### What the task asks
Pull out the lines running from the one with "Generate a Python" to the one with "from matplotlib.patches import Polygon", inclusive, word for word. Drop any picture.

— Start —

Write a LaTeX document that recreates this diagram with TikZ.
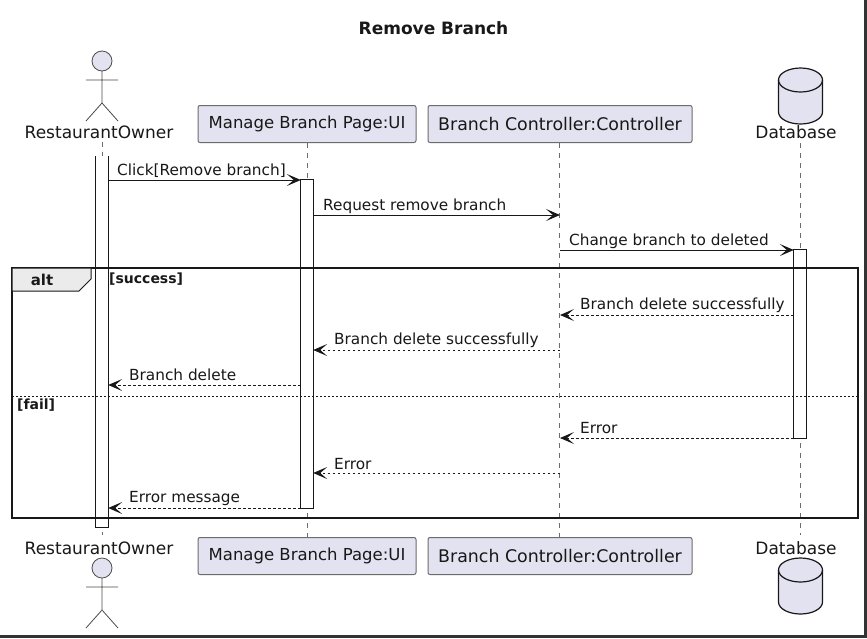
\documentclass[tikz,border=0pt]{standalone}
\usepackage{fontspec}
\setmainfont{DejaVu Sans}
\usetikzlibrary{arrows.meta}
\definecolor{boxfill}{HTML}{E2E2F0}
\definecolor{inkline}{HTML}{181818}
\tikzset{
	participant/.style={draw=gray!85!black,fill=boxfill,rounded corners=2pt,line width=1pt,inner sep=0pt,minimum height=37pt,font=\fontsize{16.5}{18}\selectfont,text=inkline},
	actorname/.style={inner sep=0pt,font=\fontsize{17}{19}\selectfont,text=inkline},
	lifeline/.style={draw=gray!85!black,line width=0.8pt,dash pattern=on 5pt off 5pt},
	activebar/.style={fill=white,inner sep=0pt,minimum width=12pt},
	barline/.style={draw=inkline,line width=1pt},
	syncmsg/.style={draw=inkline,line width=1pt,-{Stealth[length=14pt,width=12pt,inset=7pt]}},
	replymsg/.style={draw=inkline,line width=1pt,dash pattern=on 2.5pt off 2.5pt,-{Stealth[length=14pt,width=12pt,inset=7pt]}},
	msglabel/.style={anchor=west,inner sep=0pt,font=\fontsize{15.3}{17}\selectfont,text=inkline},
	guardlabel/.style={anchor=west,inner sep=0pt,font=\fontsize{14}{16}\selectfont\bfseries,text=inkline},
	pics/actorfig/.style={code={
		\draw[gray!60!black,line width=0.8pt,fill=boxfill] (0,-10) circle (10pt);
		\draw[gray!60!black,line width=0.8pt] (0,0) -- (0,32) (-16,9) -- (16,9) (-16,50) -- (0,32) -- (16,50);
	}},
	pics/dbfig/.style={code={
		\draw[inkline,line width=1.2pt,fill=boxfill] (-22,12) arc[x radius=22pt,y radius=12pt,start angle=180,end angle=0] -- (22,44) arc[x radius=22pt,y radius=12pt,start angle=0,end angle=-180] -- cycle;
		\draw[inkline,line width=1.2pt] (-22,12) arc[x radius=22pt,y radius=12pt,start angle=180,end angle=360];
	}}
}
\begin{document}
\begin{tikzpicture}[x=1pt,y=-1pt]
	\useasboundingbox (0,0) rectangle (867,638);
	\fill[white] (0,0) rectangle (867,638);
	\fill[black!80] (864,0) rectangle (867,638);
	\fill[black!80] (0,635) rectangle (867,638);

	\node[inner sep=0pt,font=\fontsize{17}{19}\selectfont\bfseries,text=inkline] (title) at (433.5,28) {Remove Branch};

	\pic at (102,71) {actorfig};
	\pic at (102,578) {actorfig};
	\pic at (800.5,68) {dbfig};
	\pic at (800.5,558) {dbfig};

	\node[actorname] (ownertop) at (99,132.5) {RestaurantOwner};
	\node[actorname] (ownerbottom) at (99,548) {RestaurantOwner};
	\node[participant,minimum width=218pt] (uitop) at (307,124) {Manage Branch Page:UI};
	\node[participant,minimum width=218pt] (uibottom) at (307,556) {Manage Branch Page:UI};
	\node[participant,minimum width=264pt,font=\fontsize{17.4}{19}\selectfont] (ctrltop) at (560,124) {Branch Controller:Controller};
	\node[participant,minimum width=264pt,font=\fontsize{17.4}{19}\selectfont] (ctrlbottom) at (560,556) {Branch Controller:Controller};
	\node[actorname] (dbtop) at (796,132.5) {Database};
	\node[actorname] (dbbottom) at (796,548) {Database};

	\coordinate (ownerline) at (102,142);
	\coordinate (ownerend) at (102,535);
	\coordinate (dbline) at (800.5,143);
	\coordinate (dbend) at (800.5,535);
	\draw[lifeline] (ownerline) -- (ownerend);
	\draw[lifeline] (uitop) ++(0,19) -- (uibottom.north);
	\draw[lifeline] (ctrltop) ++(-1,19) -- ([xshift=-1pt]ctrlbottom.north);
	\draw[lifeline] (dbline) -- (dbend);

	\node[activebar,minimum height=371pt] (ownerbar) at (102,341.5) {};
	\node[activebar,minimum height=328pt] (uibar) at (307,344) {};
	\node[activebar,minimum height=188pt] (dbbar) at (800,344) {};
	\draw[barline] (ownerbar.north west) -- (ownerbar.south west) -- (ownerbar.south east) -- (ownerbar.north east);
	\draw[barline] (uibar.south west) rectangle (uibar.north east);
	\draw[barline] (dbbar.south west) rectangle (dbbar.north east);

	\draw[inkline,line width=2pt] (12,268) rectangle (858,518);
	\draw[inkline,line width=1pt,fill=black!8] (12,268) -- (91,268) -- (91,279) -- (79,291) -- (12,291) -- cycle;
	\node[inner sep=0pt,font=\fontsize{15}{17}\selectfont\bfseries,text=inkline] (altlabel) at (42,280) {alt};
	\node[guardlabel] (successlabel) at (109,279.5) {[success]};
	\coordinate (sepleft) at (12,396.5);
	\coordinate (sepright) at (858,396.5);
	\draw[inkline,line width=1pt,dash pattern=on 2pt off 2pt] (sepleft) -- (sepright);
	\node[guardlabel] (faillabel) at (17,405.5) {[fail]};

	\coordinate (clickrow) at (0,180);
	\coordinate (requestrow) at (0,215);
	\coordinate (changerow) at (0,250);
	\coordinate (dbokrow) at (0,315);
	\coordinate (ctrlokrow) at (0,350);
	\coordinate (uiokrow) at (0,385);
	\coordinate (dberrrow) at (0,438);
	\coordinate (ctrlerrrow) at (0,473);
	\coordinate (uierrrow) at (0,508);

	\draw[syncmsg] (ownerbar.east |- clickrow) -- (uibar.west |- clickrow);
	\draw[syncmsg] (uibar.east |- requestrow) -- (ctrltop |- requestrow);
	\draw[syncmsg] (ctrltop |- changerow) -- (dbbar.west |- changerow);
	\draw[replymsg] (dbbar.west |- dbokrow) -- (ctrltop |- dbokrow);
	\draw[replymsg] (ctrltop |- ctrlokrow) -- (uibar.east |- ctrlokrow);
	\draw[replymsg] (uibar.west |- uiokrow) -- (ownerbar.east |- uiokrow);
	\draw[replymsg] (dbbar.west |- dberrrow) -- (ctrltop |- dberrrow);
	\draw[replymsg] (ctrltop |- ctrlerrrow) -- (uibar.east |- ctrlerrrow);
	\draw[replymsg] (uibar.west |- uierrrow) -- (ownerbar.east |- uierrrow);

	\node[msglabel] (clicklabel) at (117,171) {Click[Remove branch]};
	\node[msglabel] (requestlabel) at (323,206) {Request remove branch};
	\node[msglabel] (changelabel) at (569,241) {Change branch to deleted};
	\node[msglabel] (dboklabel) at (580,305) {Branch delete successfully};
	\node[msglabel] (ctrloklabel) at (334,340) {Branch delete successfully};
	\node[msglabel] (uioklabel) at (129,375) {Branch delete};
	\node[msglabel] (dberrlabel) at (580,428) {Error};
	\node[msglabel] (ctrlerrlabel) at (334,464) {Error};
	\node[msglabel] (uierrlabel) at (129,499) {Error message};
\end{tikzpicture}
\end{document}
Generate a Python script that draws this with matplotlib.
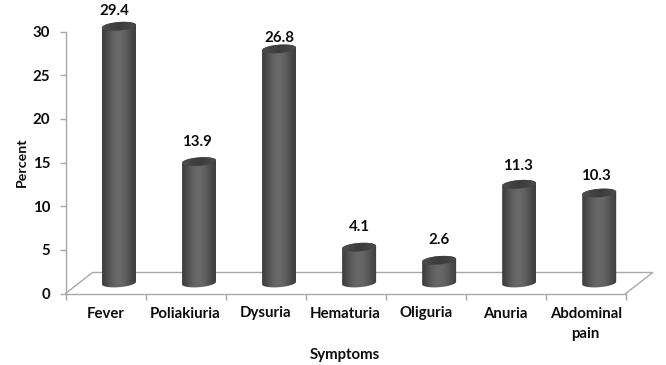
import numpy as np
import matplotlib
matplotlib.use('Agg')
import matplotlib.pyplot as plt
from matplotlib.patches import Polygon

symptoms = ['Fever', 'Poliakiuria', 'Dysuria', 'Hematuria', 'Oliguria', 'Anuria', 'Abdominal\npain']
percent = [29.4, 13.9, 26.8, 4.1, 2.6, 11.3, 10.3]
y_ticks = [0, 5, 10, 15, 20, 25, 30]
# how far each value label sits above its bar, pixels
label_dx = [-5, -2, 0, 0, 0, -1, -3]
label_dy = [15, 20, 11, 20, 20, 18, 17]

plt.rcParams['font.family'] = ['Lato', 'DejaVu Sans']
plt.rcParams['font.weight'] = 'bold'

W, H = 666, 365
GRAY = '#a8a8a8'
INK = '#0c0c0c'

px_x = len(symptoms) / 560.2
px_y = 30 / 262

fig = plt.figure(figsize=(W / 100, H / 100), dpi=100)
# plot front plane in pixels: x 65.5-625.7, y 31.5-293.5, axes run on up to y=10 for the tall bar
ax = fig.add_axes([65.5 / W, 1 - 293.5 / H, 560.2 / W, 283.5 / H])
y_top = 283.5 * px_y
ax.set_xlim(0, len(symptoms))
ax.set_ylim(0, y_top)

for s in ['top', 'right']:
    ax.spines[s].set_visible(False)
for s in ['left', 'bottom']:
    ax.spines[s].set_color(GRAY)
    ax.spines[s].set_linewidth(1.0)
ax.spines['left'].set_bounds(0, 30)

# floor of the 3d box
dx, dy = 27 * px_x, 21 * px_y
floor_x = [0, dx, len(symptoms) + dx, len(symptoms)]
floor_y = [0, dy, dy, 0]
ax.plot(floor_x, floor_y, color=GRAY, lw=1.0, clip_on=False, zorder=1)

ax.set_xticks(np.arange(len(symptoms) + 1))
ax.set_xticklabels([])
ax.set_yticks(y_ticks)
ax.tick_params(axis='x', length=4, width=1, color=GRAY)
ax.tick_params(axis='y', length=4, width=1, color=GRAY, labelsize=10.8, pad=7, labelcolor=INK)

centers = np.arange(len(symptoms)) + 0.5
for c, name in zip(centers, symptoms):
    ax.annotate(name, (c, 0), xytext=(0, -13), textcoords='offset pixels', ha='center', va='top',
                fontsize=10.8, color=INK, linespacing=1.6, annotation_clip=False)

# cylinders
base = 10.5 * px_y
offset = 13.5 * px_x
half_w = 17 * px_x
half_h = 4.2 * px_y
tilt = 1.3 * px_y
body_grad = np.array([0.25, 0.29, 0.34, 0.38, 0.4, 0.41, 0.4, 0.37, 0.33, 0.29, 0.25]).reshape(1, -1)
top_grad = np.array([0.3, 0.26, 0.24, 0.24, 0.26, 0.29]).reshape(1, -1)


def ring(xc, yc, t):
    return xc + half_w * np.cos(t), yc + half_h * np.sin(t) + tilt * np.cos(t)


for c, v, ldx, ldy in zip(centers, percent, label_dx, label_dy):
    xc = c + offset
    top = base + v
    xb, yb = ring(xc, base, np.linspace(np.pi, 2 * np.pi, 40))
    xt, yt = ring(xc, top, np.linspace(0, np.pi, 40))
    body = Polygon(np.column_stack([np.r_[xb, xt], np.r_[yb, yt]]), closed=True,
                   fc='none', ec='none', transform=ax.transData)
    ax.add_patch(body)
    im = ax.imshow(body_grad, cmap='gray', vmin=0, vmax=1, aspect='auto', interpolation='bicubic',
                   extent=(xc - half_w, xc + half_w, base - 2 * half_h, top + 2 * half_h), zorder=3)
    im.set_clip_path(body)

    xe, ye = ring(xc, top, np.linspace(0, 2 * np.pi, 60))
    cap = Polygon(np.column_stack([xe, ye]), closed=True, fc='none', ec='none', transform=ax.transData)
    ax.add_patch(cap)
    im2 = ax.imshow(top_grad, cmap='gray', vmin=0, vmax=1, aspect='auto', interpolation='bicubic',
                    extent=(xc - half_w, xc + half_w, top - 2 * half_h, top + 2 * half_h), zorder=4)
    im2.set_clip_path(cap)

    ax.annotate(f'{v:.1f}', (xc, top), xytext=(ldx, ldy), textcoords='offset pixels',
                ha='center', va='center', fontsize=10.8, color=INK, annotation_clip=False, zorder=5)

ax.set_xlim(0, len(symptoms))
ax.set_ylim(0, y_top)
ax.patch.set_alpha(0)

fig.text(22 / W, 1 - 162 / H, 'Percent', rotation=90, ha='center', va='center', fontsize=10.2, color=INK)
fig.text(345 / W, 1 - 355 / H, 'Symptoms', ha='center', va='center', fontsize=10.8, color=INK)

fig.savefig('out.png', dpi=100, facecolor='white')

— End —

### Answer to the task
Generate a Python script that draws this with matplotlib.
import numpy as np
import matplotlib
matplotlib.use('Agg')
import matplotlib.pyplot as plt
from matplotlib.patches import Polygon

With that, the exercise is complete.